*Problem to work on*.
Pictures must not be retyped. Return exactly the lines from the one with "Output the LaTeX" through the one with "(0,0) rectangle (988,406);", both included, and no others.

*Provided data*.
---------------
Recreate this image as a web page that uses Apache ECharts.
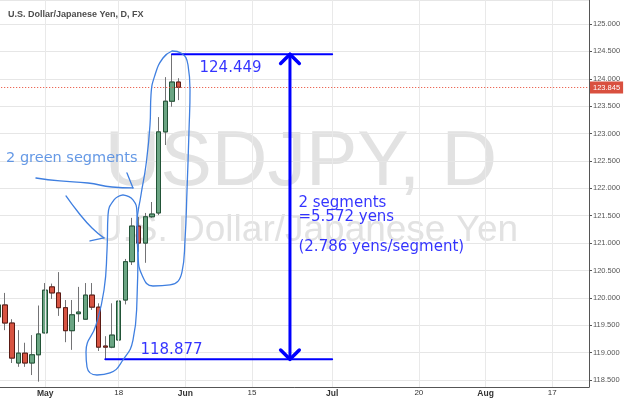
---------------
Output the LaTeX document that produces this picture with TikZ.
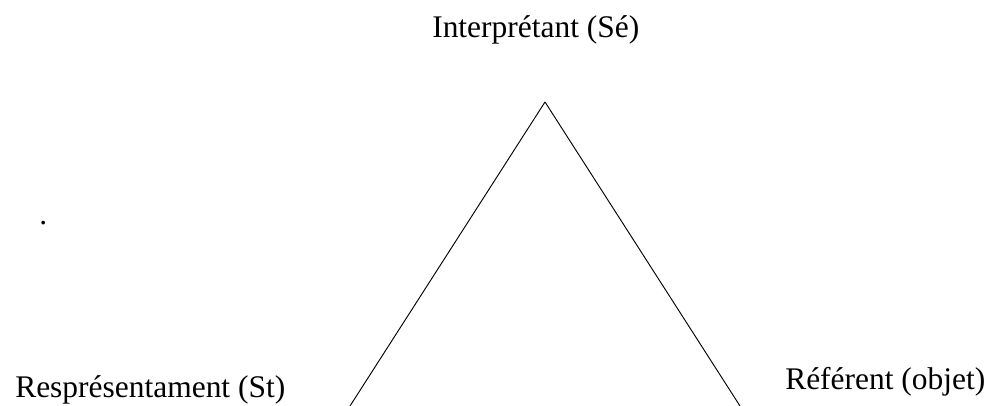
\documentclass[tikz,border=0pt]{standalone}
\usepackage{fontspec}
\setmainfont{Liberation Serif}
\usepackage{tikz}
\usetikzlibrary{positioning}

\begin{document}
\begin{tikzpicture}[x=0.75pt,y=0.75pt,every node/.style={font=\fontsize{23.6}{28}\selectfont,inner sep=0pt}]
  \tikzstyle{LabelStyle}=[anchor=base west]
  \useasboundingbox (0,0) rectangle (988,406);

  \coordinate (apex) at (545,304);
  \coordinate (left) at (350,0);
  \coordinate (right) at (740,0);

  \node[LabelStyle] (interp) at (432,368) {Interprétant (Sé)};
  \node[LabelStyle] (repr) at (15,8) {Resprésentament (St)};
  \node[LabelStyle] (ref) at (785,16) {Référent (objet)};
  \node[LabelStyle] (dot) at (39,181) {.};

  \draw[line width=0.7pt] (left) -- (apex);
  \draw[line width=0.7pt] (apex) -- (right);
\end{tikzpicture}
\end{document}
---------------
*Output of the task*.
Output the LaTeX document that produces this picture with TikZ.
\documentclass[tikz,border=0pt]{standalone}
\usepackage{fontspec}
\setmainfont{Liberation Serif}
\usepackage{tikz}
\usetikzlibrary{positioning}

\begin{document}
\begin{tikzpicture}[x=0.75pt,y=0.75pt,every node/.style={font=\fontsize{23.6}{28}\selectfont,inner sep=0pt}]
  \tikzstyle{LabelStyle}=[anchor=base west]
  \useasboundingbox (0,0) rectangle (988,406);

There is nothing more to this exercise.